When Authority Backfires—The Hidden Logic Behind Sabotage, Silence, and Struggle
- Jun 1, 2025
- 2 min read
Every change agent eventually meets the moment where logic fails.
The case is clear.
The board is aligned.
The process is sound.
And yet: silence, sabotage, or slow resistance begins to surface.
This is not a communication problem. It’s not about a difficult stakeholder.
It’s a power problem—and much of it is unconscious.
Drawing on the work of Crozier & Friedberg and systems psychodynamics, this post explores why authority evokes fear, envy, and passive resistance—and what leaders and consultants can do to address the invisible dynamics that derail transformation.

Power Isn’t Always Where the Org Chart Says
Crozier & Friedberg’s Strategic Analysis of Organizations teaches us that power flows through zones of uncertainty—those areas where rules are ambiguous, resources are scarce, or expertise is asymmetric.
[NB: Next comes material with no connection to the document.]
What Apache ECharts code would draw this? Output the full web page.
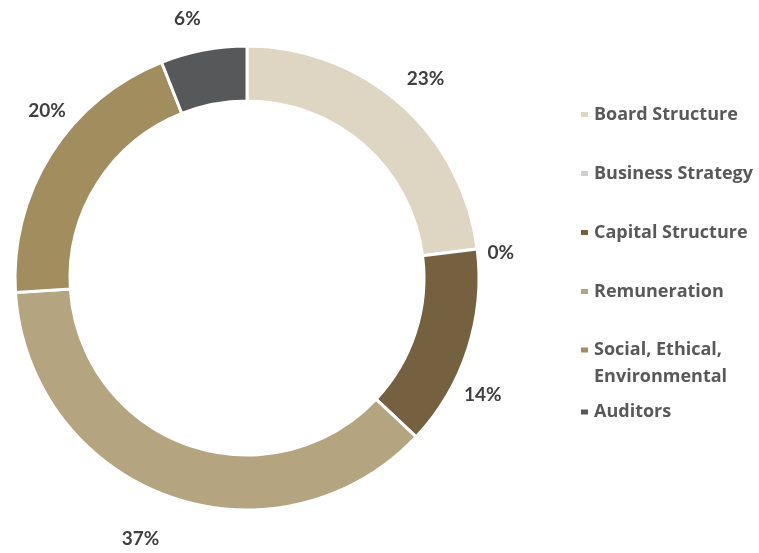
<!DOCTYPE html>
<html><head><meta charset="utf-8">
<script src="https://cdn.jsdelivr.net/npm/echarts@6/dist/echarts.min.js"></script>
<style>html,body{margin:0;padding:0;background:#fff}#c{width:759px;height:553px}</style>
</head><body><div id="c"></div>
<script>
const categories = ['Board Structure', 'Business Strategy', 'Capital Structure', 'Remuneration', 'Social, Ethical,\nEnvironmental', 'Auditors'];
const shares = [23, 0, 14, 37, 20, 6];
const colors = ['#DED5C2', '#D0D0D2', '#756140', '#B4A580', '#A18D5E', '#57585A'];
const labelNudge = [[0, 3], [-14, 9], [-21, 33], [-15, 7], [28, -22], [-9, 6]];

const chart = echarts.init(document.getElementById('c'), null, {renderer: 'canvas'});
const legendFont = {fontFamily: 'Open Sans', fontWeight: 'bold', fontSize: 18, color: '#595959', lineHeight: 27};
const mkLegend = (names, top, fmt) => ({
  orient: 'vertical', left: 579, top: top, padding: 0, itemWidth: 9, itemHeight: 7, itemGap: 32,
  icon: 'rect', selectedMode: false,
  textStyle: legendFont,
  formatter: fmt || (n => n),
  data: names
});
chart.setOption({
  animation: false,
  color: colors,
  legend: [
    mkLegend(categories.slice(0, 4), 101),
    mkLegend([categories[4]], 309.5, n => ' \n' + n),
    mkLegend([categories[5]], 398.5)
  ],
  series: [
    {
      type: 'pie', center: [247, 278], radius: [177, 232], startAngle: 90, clockwise: true,
      avoidLabelOverlap: false, label: {show: false}, labelLine: {show: false},
      itemStyle: {borderColor: '#fff', borderWidth: 3},
      emphasis: {disabled: true},
      data: categories.map((n, i) => ({name: n, value: shares[i]}))
    },
    {
      type: 'pie', center: [247, 278], radius: [252, 282], startAngle: 90, clockwise: true,
      silent: true, avoidLabelOverlap: false, labelLine: {show: false},
      itemStyle: {color: 'transparent', borderWidth: 0},
      emphasis: {disabled: true},
      label: {show: true, position: 'inside', formatter: p => p.value + '%',
        fontFamily: 'Lato', fontWeight: 'bold', fontSize: 19, color: '#404040'},
      data: categories.map((n, i) => ({name: n, value: shares[i], label: {offset: labelNudge[i]}}))
    }
  ]
});
</script></body></html>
The person who controls access to a senior decision-maker, manages a key budget line, or “knows how things really work” may wield more power than their title suggests.
This means that formal authority is constantly being negotiated, challenged, or resisted—not overtly, but subtly:
withholding key information
informal coalitions
delays that look like inefficiency but are strategic slowdowns
Why Do People Resist Authority They Asked For?
Systems psychodynamics offers a deeper answer: because leadership activates unconscious responses shaped by dependency, rivalry, and shame.
As Bion and Menzies Lyth showed, when individuals are placed in dependent positions, they unconsciously fear:
Humiliation
Loss of autonomy
Exclusion or irrelevance
Rather than express these fears, they resist through what looks like dysfunction but is actually emotional self-protection.
The Micropolitics of Sabotage
Resistance isn’t always loud. In fact, it’s usually subtle—what Crozier might call “political games” at the micro level. These include:
Delegating upwards until authority becomes overloaded
Withholding tacit knowledge to retain informal power
Gossip and rumour as social regulation
Passive compliance as a form of critique
This isn’t sabotage for sabotage’s sake. It’s an adaptive move in a system that hasn’t made space for dialogue about fear, identity, or power.
Shame as the Silencer
Many of these dynamics are fuelled by shame—the fear of being found out, falling short, or being left behind in a shifting hierarchy.
When a new leader enters with clarity, vision, and force, they may unknowingly expose others’ uncertainty. This can trigger:
Withdrawal from conversations
Undermining disguised as “devil’s advocacy”
Pseudo-compliance—saying yes but doing nothing
As French & Raven remind us, even legitimate power needs psychological consent. Without it, systems regress.
What Change Agents and Coaches Can Do
Map the hidden power grid
Don’t just analyze roles. Look at influence, access, and control of information. Who owns uncertainty?
Work with resistance as information
Rather than push through, ask: What fear might this resistance be protecting against?
Invite emotional truth without naming shame
Instead of asking “Why aren’t you supporting this?”, try “What does this change ask of you that feels hard?”
Support leaders in holding authority with humility
Authority doesn’t need to disappear—but it needs containment. When leaders are secure, systems can breathe.
Final Thought: Power Without Awareness Becomes a Threat
When authority backfires, it’s rarely because it’s wrong—it’s because it’s unconscious.
People don’t resist you. They resist the feelings and fears your authority evokes.
And when we help teams name what’s in the shadows—power becomes not a weapon, but a shared responsibility.